The elderly gentleman went back to the doctor after a month and the doctor said, "Your hearing is perfect. Your family must be really pleased that you can hear again."

To which the gentleman said, "Oh, I haven't told my family yet. I just sit around and listen to the conversations. I've changed my will three times!"

It’s wonderful what the hearing aid can do, although some don’t want to use it because it can be quite irritating at times.

In the gospel, there is an account of Jesus healing a deaf man who also had a speech impediment.

And indeed, the man’s ears were opened and the ligament of his tongue was loosened and he spoke clearly.

But for those who were there, and who could hear, it seemed that they had a listening problem.

Because Jesus ordered then to tell no one about it, but the more He insisted, the more widely they published it. 

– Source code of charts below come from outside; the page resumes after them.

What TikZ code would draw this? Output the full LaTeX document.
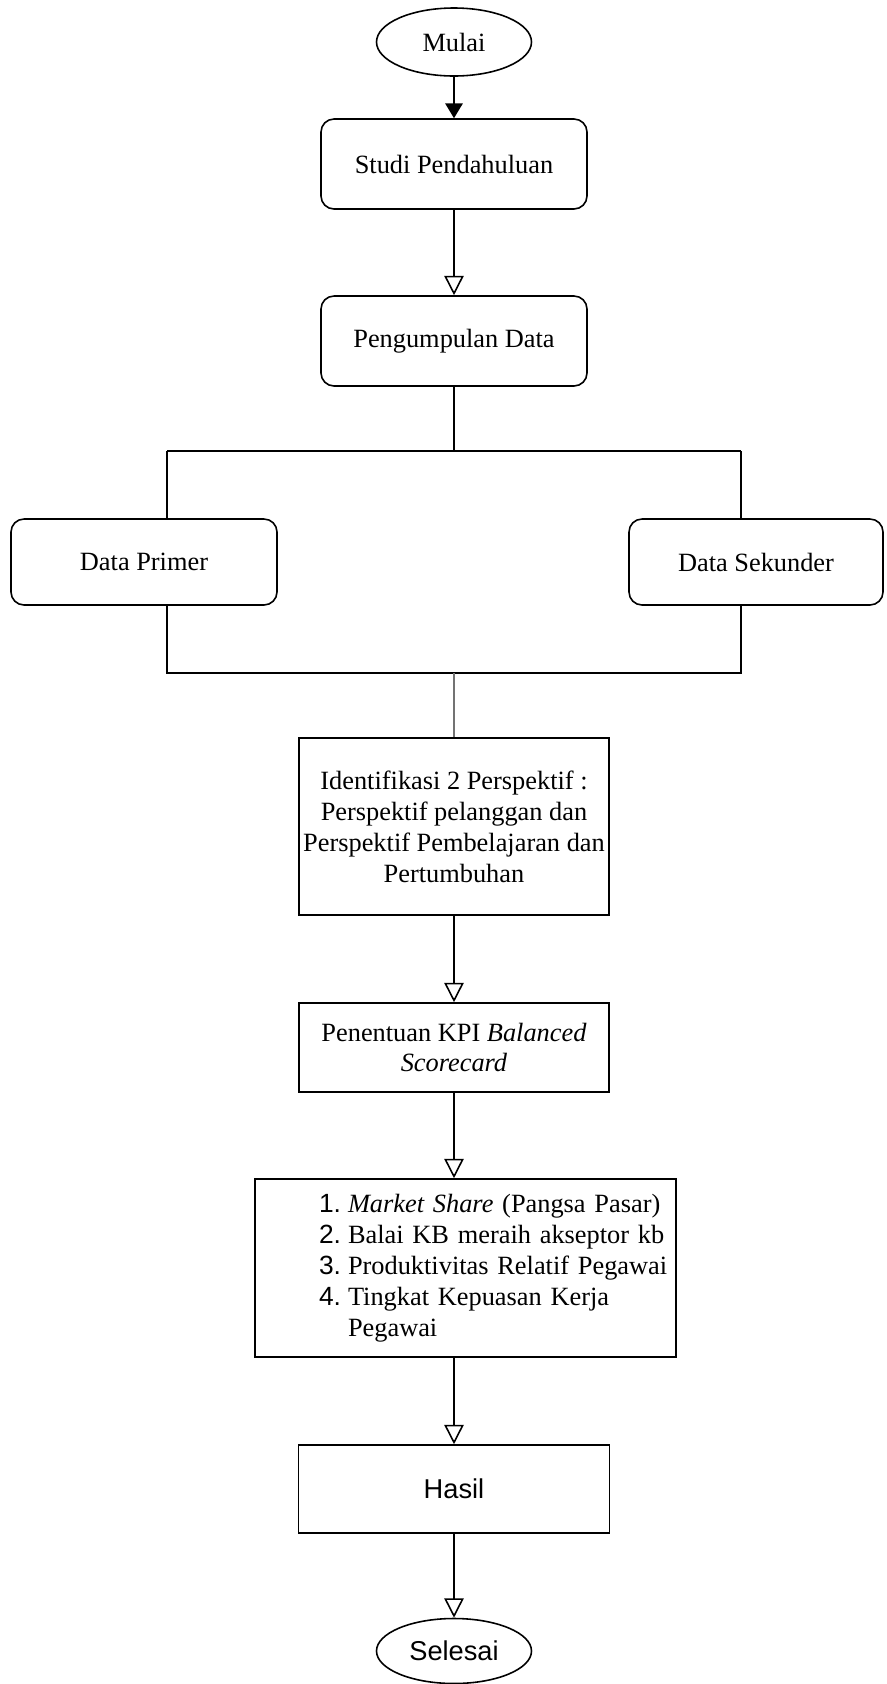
\documentclass[tikz,border=0pt]{standalone}
\usepackage{fontspec}
\setmainfont{Liberation Serif}
\setsansfont{Liberation Sans}
\usepackage{tikz}
\usetikzlibrary{shapes.geometric, arrows.meta, positioning, calc}

\begin{document}
\begin{tikzpicture}[
    terminal/.style={ellipse, draw=black, line width=0.9pt, minimum width=3.1cm, minimum height=1.36cm, inner sep=0pt, font=\fontsize{15}{17.6}\selectfont},
    process/.style={rectangle, rounded corners=0.26cm, draw=black, line width=0.9pt, minimum width=5.32cm, minimum height=1.8cm, align=center, font=\fontsize{15}{17.6}\selectfont},
    stage/.style={rectangle, draw=black, line width=0.9pt, minimum width=6.2cm, align=center, inner sep=0pt, font=\fontsize{15}{17.6}\selectfont},
    link/.style={line width=0.9pt},
    arrow/.style={line width=0.9pt, -{Triangle[open, length=11pt, width=11pt]}},
    startarrow/.style={line width=0.9pt, -{Triangle[length=8.5pt, width=10pt]}}
]
\useasboundingbox (0,0) rectangle (17.72,-33.68);

% Start and preparation
\node[terminal] (mulai) at (9.08, -0.84) {Mulai};
\node[process] (studi) at (9.08, -3.28) {Studi Pendahuluan};
\node[process] (pengumpulan) at (9.08, -6.82) {Pengumpulan Data};

% Data sources
\node[process, minimum height=1.72cm] (primer) at (2.88, -11.24) {Data Primer};
\node[process, minimum width=5.08cm, minimum height=1.72cm] (sekunder) at (15.12, -11.24) {Data Sekunder};
\coordinate (split) at (9.08, -9.02);
\coordinate (splitL) at (3.34, -9.02);
\coordinate (splitR) at (14.82, -9.02);
\coordinate (merge) at (9.08, -13.46);
\coordinate (mergeL) at (3.34, -13.46);
\coordinate (mergeR) at (14.82, -13.46);

% Analysis
\node[stage, minimum height=3.54cm] (identifikasi) at (9.08, -16.53) {Identifikasi 2 Perspektif :\\Perspektif pelanggan dan\\Perspektif Pembelajaran dan\\Pertumbuhan};
\node[stage, minimum height=1.78cm] (penentuan) at (9.08, -20.95) {Penentuan KPI \textit{Balanced}\\\textit{Scorecard}};
\node[rectangle, draw=black, line width=0.9pt, minimum width=8.42cm, minimum height=3.56cm, text width=7.9cm, inner xsep=0.26cm, align=left, font=\fontsize{15}{17.6}\selectfont] (kpi) at (9.31, -25.36) {\hspace*{1.02cm}\begin{tabular}{@{}l@{\hspace{4pt}}l@{}}
{\sffamily 1.} & \textit{Market Share} (Pangsa Pasar)\\
{\sffamily 2.} & Balai KB meraih akseptor kb\\
{\sffamily 3.} & Produktivitas Relatif Pegawai\\
{\sffamily 4.} & Tingkat Kepuasan Kerja\\
 & Pegawai
\end{tabular}};

% End
\node[stage, minimum width=6.22cm, minimum height=1.76cm, font=\sffamily\fontsize{15.5}{18}\selectfont] (hasil) at (9.08, -29.78) {Hasil};
\node[terminal, minimum height=1.3cm, font=\sffamily\fontsize{15.5}{18}\selectfont] (selesai) at (9.08, -33.02) {Selesai};

% Connections
\draw[startarrow] (mulai) -- (studi);
\draw[arrow] (studi) -- (pengumpulan);
\draw[link] (pengumpulan) -- (split);
\draw[link] (splitL) -- (splitR);
\draw[link] (splitL) -- (splitL |- primer.north);
\draw[link] (splitR) -- (splitR |- sekunder.north);
\draw[link] (mergeL |- primer.south) -- (mergeL) -- (mergeR) -- (mergeR |- sekunder.south);
\draw[link, draw=black!55, line width=1.3pt] (merge) -- (identifikasi);
\draw[arrow] (identifikasi) -- (penentuan);
\draw[arrow] (penentuan) -- (penentuan |- kpi.north);
\draw[arrow] (hasil |- kpi.south) -- (hasil);
\draw[arrow] (hasil) -- (selesai);

\end{tikzpicture}
\end{document}
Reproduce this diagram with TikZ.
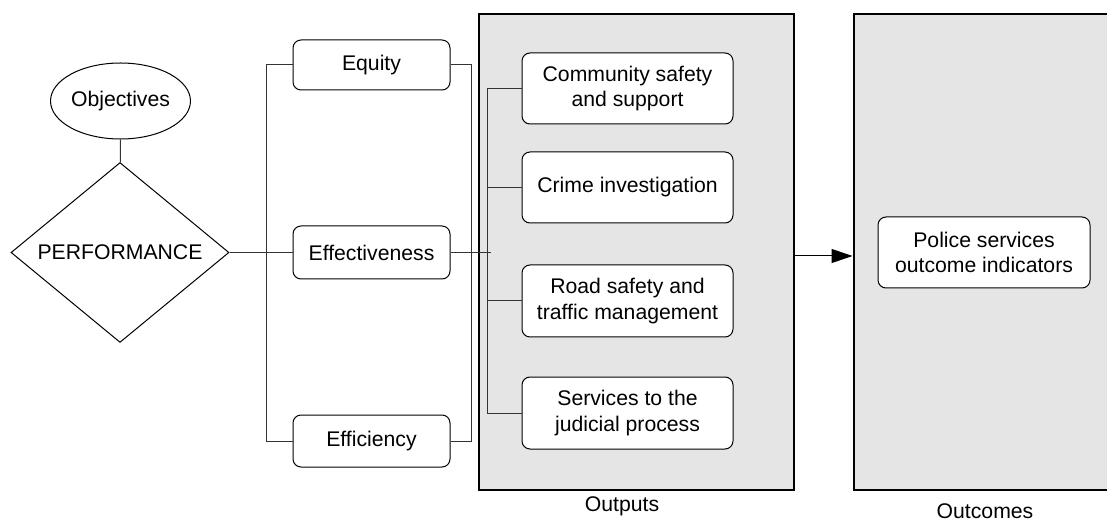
\documentclass[tikz,border=0pt]{standalone}
\usepackage{fontspec}
\setmainfont{Liberation Sans}
\usetikzlibrary{shapes.geometric, arrows.meta}

\begin{document}
\begin{tikzpicture}[x=0.5pt, y=-0.5pt,
    every node/.style={font=\fontsize{10.6}{12.6}\selectfont, align=center},
    roundbox/.style={draw, line width=0.5pt, rounded corners=4pt, fill=white, inner sep=0pt},
    areabox/.style={draw, line width=1pt, fill=black!10, inner sep=0pt, minimum height=238pt},
    link/.style={draw=black!80, line width=0.5pt}]
    \useasboundingbox (0,0) rectangle (1107,523);

    % Shaded areas
    \node[areabox, minimum width=157.5pt] (outputs) at (636.5,252) {};
    \node[areabox, minimum width=131pt] (outcomes) at (984.5,252) {};
    \node (outlbl) at (622,506) {Outputs};
    \node (outclbl) at (985,511) {Outcomes};

    % Objectives and performance
    \node[draw, ellipse, line width=0.5pt, minimum width=62pt, minimum height=38pt, inner sep=0pt] (obj) at (120.5,101) {Objectives};
    \node[draw, diamond, line width=0.5pt, minimum width=109pt, minimum height=54.5pt, inner sep=0pt] (perf) at (120,252.5) {PERFORMANCE};
    \draw[link] (obj) -- (perf);

    % Three criteria
    \node[roundbox, minimum width=78.5pt, minimum height=25pt] (equity) at (371.5,65) {Equity};
    \node[roundbox, minimum width=78.5pt, minimum height=26.5pt] (effect) at (371.5,252.5) {Effectiveness};
    \node[roundbox, minimum width=78.5pt, minimum height=26pt] (effic) at (371.5,441) {Efficiency};
    \draw[link] (perf.east) -- (effect.west);
    \draw[link] (equity.west) -- ++(-26,0) |- (effic.west);
    \draw[link] (equity.east) -- ++(21,0) |- (effic.east);
    \draw[link] (effect.east) -- ++(40,0) coordinate (effend);

    % Outputs
    \node[roundbox, minimum width=105.5pt, minimum height=35.5pt] (comm) at (627.5,88.5) {Community safety\\and support};
    \node[roundbox, minimum width=105.5pt, minimum height=35.5pt] (crime) at (627.5,187.5) {Crime investigation};
    \node[roundbox, minimum width=105.5pt, minimum height=36pt] (road) at (627.5,301) {Road safety and\\traffic management};
    \node[roundbox, minimum width=105.5pt, minimum height=36pt] (judic) at (627.5,413) {Services to the\\judicial process};
    \draw[link] (comm.west) -- ++(-34,0) |- (judic.west);
    \draw[link] (crime.west) -- ++(-34,0);
    \draw[link] (road.west) -- ++(-34,0);

    % Outcomes
    \node[roundbox, minimum width=106pt, minimum height=35.5pt] (police) at (984,252.5) {Police services\\outcome indicators};
    \draw[-{Triangle[length=10.5pt, width=7pt]}, line width=0.5pt] (outputs.east |- 0,256) -- (outcomes.west |- 0,256);
\end{tikzpicture}
\end{document}
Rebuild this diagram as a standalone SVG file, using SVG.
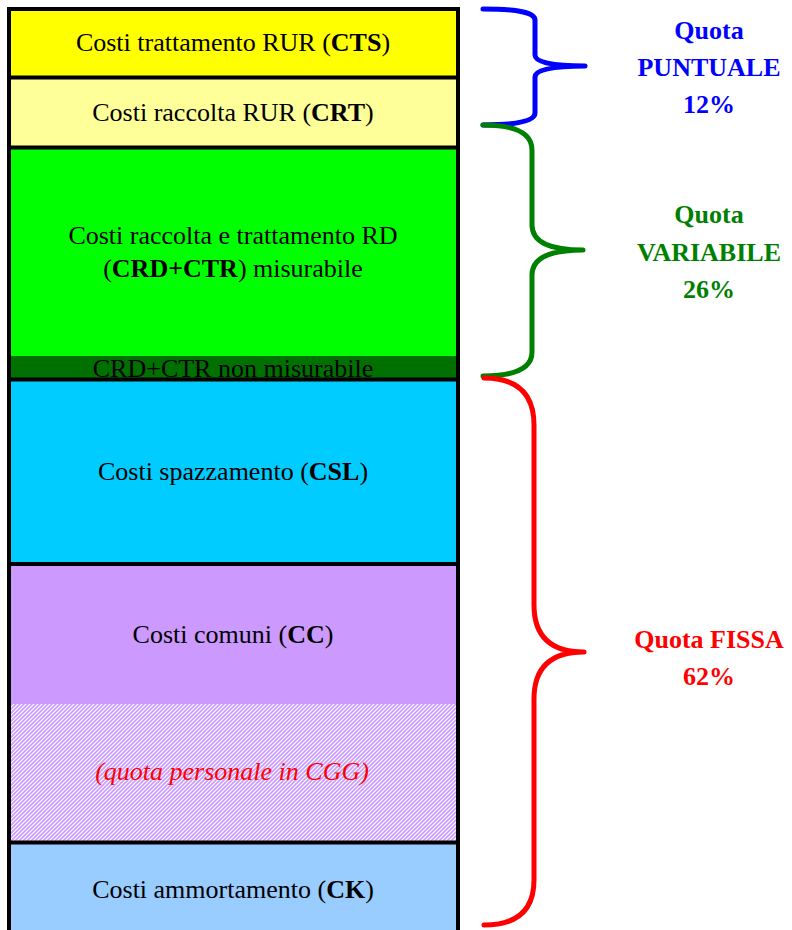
<svg xmlns="http://www.w3.org/2000/svg" width="792" height="930" viewBox="0 0 792 930">
<style>
.t{font-family:"Liberation Serif","Times New Roman",serif;font-size:26px;fill:#000;text-anchor:middle}
.b{font-weight:bold}
.lbl{font-family:"Liberation Serif","Times New Roman",serif;font-size:26px;font-weight:bold;text-anchor:middle}
.div{stroke:#000;stroke-width:4}
.brace{fill:none;stroke-width:5;stroke-linecap:round;stroke-linejoin:round}
</style>
<defs>
<pattern id="hatch" width="4" height="4" patternUnits="userSpaceOnUse">
<rect width="4" height="4" fill="#ffffff"/>
<path d="M-1,1 L1,-1 M0,4 L4,0 M3,5 L5,3" stroke="#cc99ff" stroke-width="1.6"/>
</pattern>
</defs>
<rect width="792" height="930" fill="#ffffff"/>
<g id="cts"><rect x="9" y="9" width="449" height="69" fill="#ffff00"/><text class="t" x="233" y="51">Costi trattamento RUR (<tspan class="b">CTS</tspan>)</text></g>
<g id="crt"><rect x="9" y="78" width="449" height="70" fill="#ffff99"/><text class="t" x="233" y="121">Costi raccolta RUR (<tspan class="b">CRT</tspan>)</text></g>
<g id="crd"><rect x="9" y="148" width="449" height="208" fill="#00ff00"/><text class="t" x="233" y="244">Costi raccolta e trattamento RD</text><text class="t" x="233" y="277">(<tspan class="b">CRD+CTR</tspan>) misurabile</text></g>
<g id="crdnm"><rect x="9" y="356" width="449" height="24" fill="#007000"/><text class="t" x="233" y="377">CRD+CTR non misurabile</text></g>
<g id="csl"><rect x="9" y="380" width="449" height="184" fill="#00ccff"/><text class="t" x="233" y="480">Costi spazzamento (<tspan class="b">CSL</tspan>)</text></g>
<g id="cc"><rect x="9" y="564" width="449" height="140" fill="#cc99ff"/><text class="t" x="233" y="643">Costi comuni (<tspan class="b">CC</tspan>)</text></g>
<g id="cgg"><rect x="9" y="704" width="449" height="139" fill="url(#hatch)"/><text class="t" x="232" y="780" font-style="italic" fill="#ff0000" style="fill:#ff0000">(quota personale in CGG)</text></g>
<g id="ck"><rect x="9" y="843" width="449" height="90" fill="#99ccff"/><text class="t" x="233" y="898">Costi ammortamento (<tspan class="b">CK</tspan>)</text></g>
<g id="frame">
<line class="div" x1="9" y1="77.5" x2="458" y2="77.5"/>
<line class="div" x1="9" y1="147.5" x2="458" y2="147.5"/>
<line class="div" x1="9" y1="379.5" x2="458" y2="379.5"/>
<line class="div" x1="9" y1="564" x2="458" y2="564"/>
<line class="div" x1="9" y1="842.5" x2="458" y2="842.5"/>
<path d="M9,935 L9,9 L458,9 L458,935" fill="none" stroke="#000" stroke-width="4"/>
</g>
<g id="connectors">
<path class="brace" stroke="#0000ff" d="M483,9 Q535,9 535,20 L535,55 Q535,66 585,66 Q535,66 535,77 L535,113 Q535,125 483,125"/>
<path class="brace" stroke="#008000" d="M483,125 Q532,125 532,150 L532,225 Q532,250 583,250 Q532,250 532,275 L532,352 Q532,376 483,376"/>
<path class="brace" stroke="#ff0000" d="M484,378 Q534,378 534,425 L534,605 Q534,652 584,652 Q534,652 534,699 L534,880 Q534,925 484,925"/>
</g>
<g id="puntuale" fill="#0000ff"><text class="lbl" x="709" y="39">Quota</text><text class="lbl" x="709" y="76">PUNTUALE</text><text class="lbl" x="709" y="113">12%</text></g>
<g id="variabile" fill="#008000"><text class="lbl" x="709" y="223">Quota</text><text class="lbl" x="709" y="261">VARIABILE</text><text class="lbl" x="709" y="298">26%</text></g>
<g id="fissa" fill="#ff0000"><text class="lbl" x="709" y="648">Quota FISSA</text><text class="lbl" x="709" y="685">62%</text></g>
</svg>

Certainly their admiration was unbounded, so much so that they didn’t even want to listen to what Jesus had ordered. 

As for the man who was cured of his deafness and speech impediment, it would be interesting to know what would be his direction in life.

He can now hear and he would  have to choose and discern what to listen to and decide his direction in life.

There is a story of a group of frogs that set off on a hike, traveling through the woods.  Then two of them fell into a deep pit.  When the other frogs saw how deep the pit was, they told the two frogs that they were as good as dead.  The two frogs ignored the comments and tried to jump up, out of the pit, with all their might.
The other frogs kept shouting at them to stop, repeating that they were as good as dead.  Finally, one of the frogs lost heart and gave into fear.  He believed what the other frogs were saying and gave up. He fell down and died.

The other frog continued to jump as hard as he could.  Once again, the crowd of frogs yelled at him to stop the pain and just die.  But he jumped even harder and finally made it out!

When he got out, the other frogs were surprised and said, “Did you not hear us?”

The frog explained to them that he was rather deaf.  He thought they were encouraging him the entire time.

There is power of life and death in the tongue.  An encouraging word to someone who is down can lift them up and help them make it through the day.

A destructive word to someone who is down can be what it takes to kill them. 

We have to be careful what we choose to listen to and what to believe. Whether we hear as well as Superman or as poorly as Beethoven, we need to be selective in our listening.

We need to listen to what comes from God and tune out the rest.
What comes from God are words that give life and fill us with faith, hope and love.

When we hear words of encouragement, words of correction, words of forgiveness and healing, words of wisdom, words of enlightenment, let us be opened to those words.

Those are words spoken by people who care for us and love us, and in and through those people, God is speaking to us.

When we listen to those words, we will in turn speak those words.

Then others will also know that God is speaking to them.